Opportunities and Challanges for Dual-Frequency GNSS

RECOMMENDATIONS


For companies such as Broadcom, it is likely to become more challenging to build market shares as smartphone OEMs continue their shift toward more integrated solutions from the likes of Qualcomm, MediaTek, HiSilicon, Samsung, and Unisoc. While Samsung has traditionally leveraged Broadcom’s GNSS solutions, there is also a risk that the company may integrate further as a number of Exynos chipsets such as the 9610 and 7904 now support GNSS, albeit single-frequency. However, high volume flagship Exynos devices such as the S10 and recently unveiled S20 continue to leverage Broadcom’s GNSS chips. It remains to be seen whether Snapdragon versions of upcoming Galaxy devices will begin to leverage Qualcomm’s dual-frequency GNSS.
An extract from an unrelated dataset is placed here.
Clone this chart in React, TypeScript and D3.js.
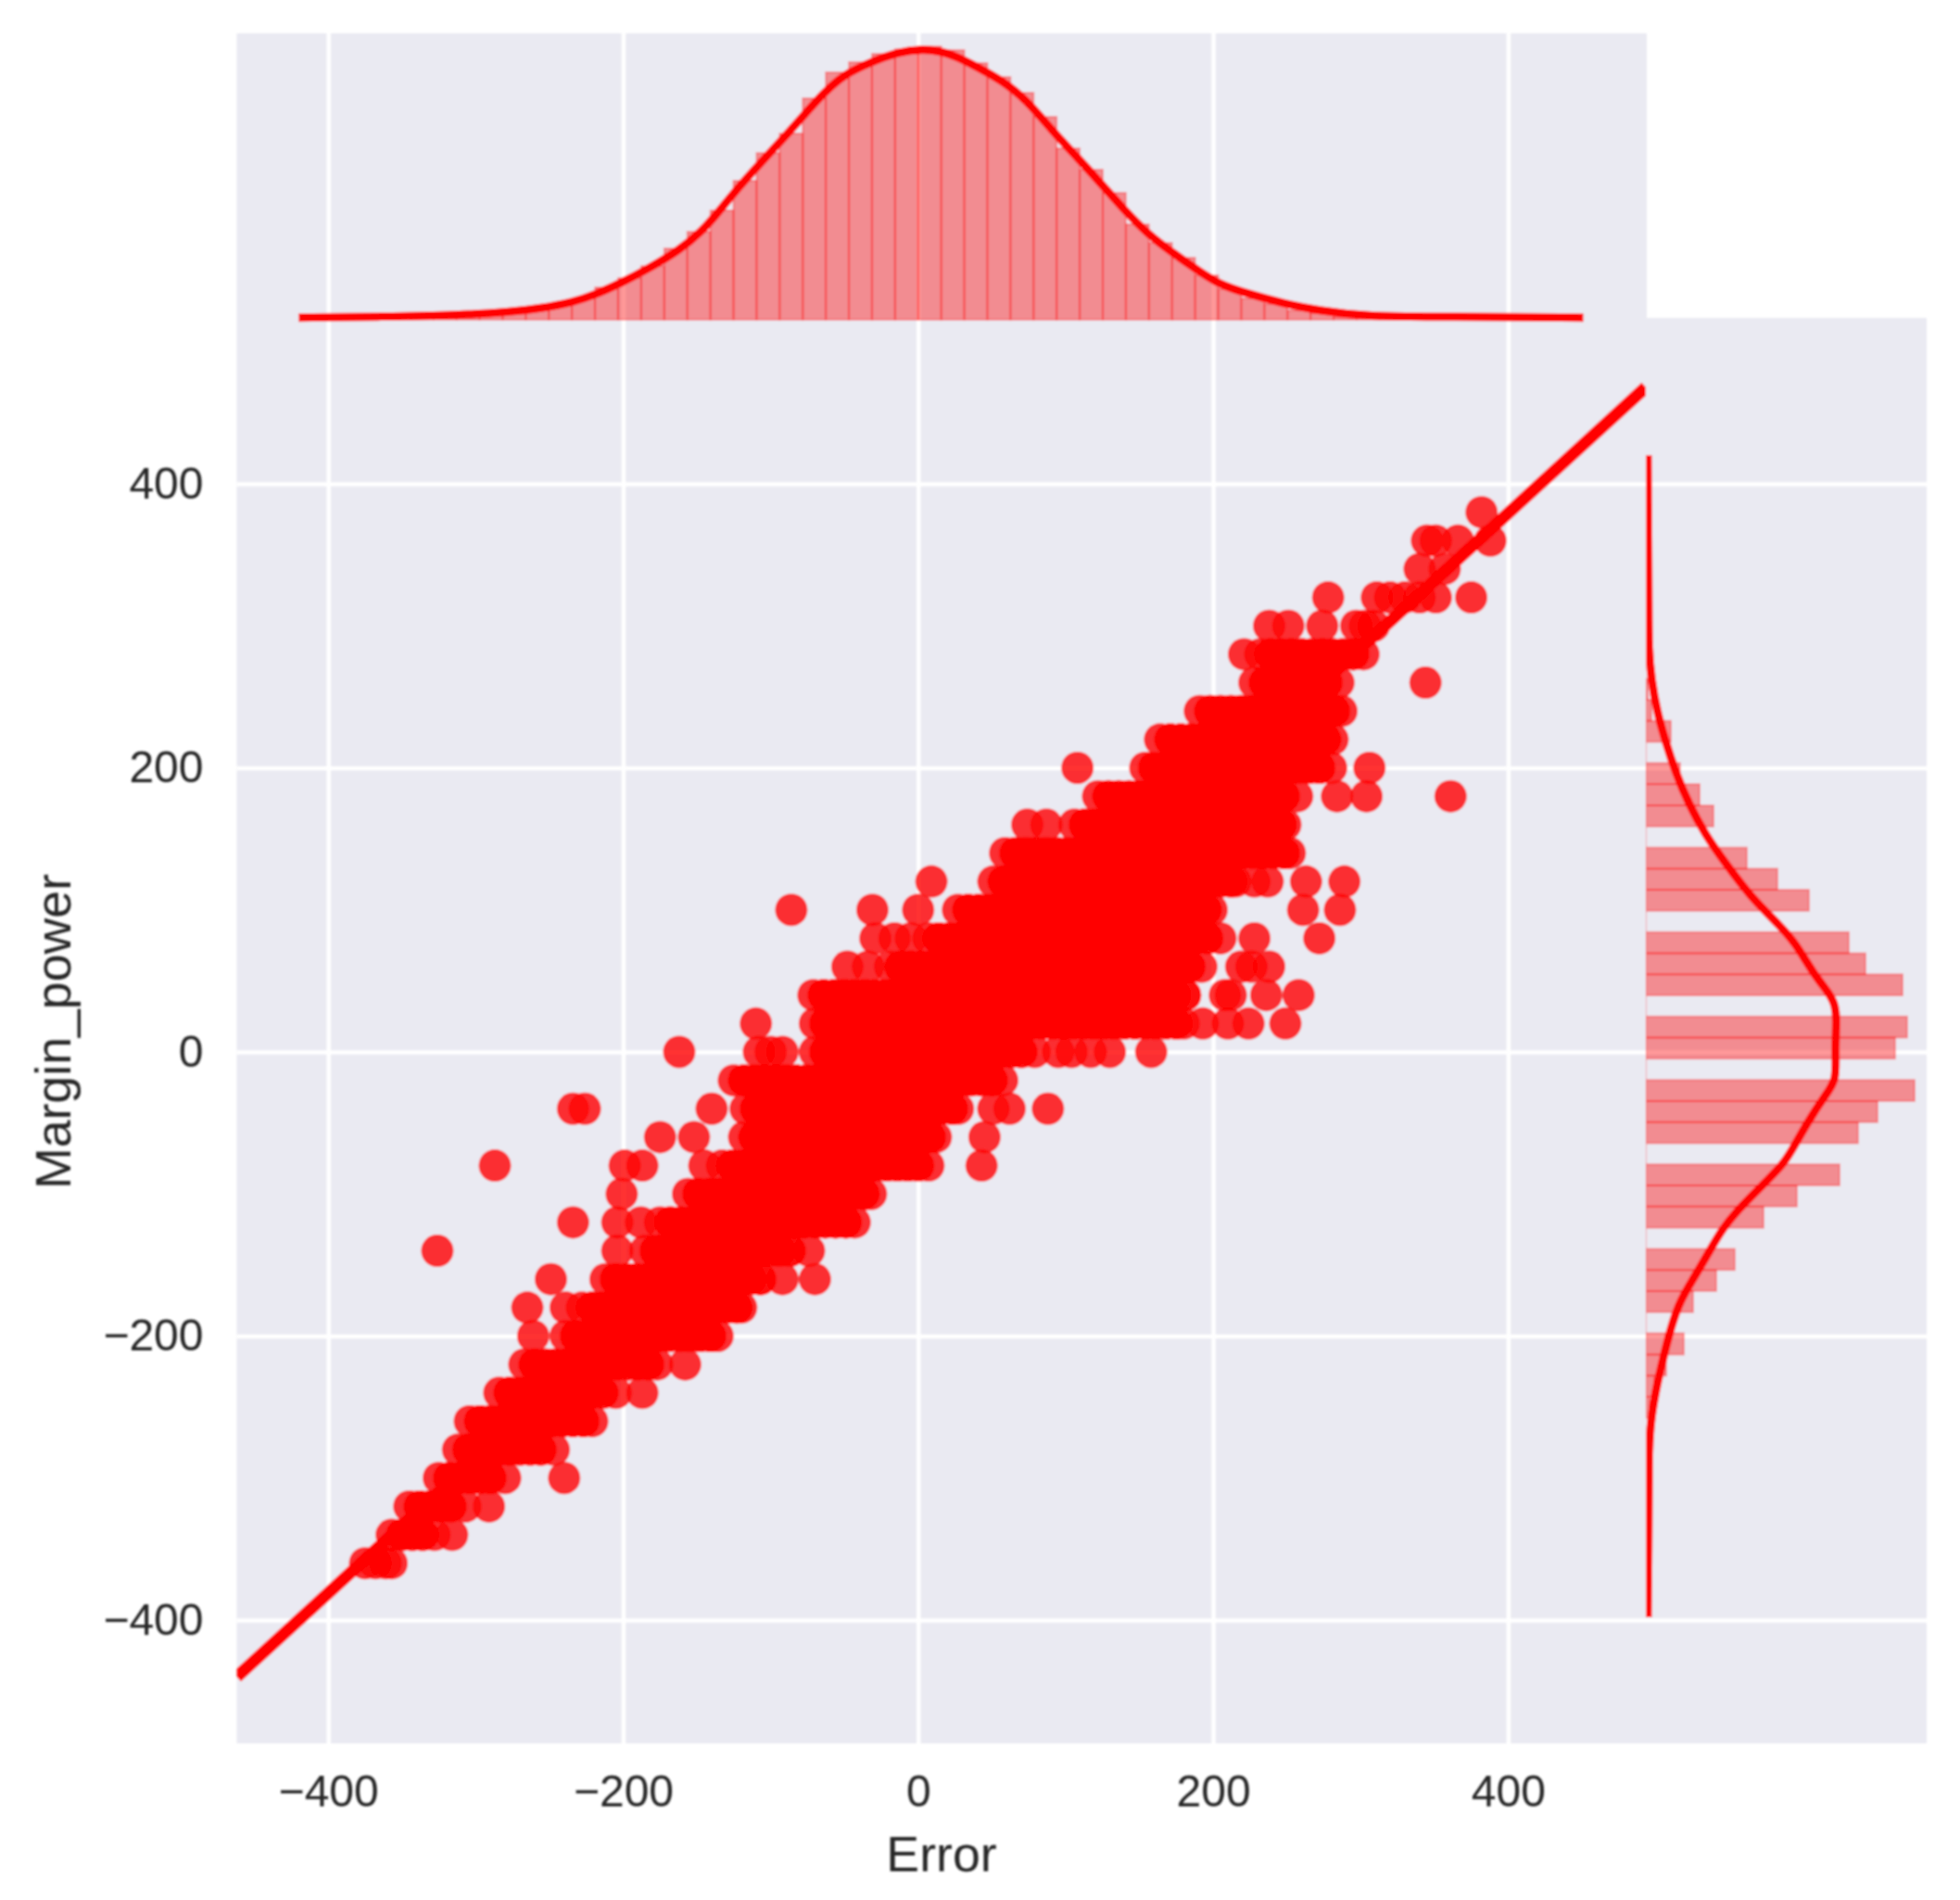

Of course, there is a big name missing from all of the aforementioned supported devices: Apple. The company has recently relied on Intel for its modem’s and GNSS solutions, and to date Intel has not supported dual-frequency GNSS in any of its modems. In July 2019, Apple announced it was acquiring the majority of Intel’s modem business, and as the installed base of dual-frequency solutions builds throughout 2020, additional pressure will be placed upon the company to support the improved performance that dual-frequency can offer in its next wave of iPhones.

To summarize, though dual-frequency GNSS uptake has not been rapid, as more and more of these aforementioned new dual-frequency capable platforms and chipsets hit the market, ABI Research anticipates a much higher uptake of dual-frequency GNSS solutions than ever before. It is particularly encouraging that support is transcending beyond premium flagship platforms and moving into the mid-tier of devices.

In addition, as smartphones begin to incorporate improved BLE technologies with direction finding, alongside ranging capabilities of UWB, more precise GNSS leveraged in conjunction with these enhancements could help to create better and more unique Augmented Reality (AR), gaming, and other location services that require more precise indoor and outdoor location over the next few years.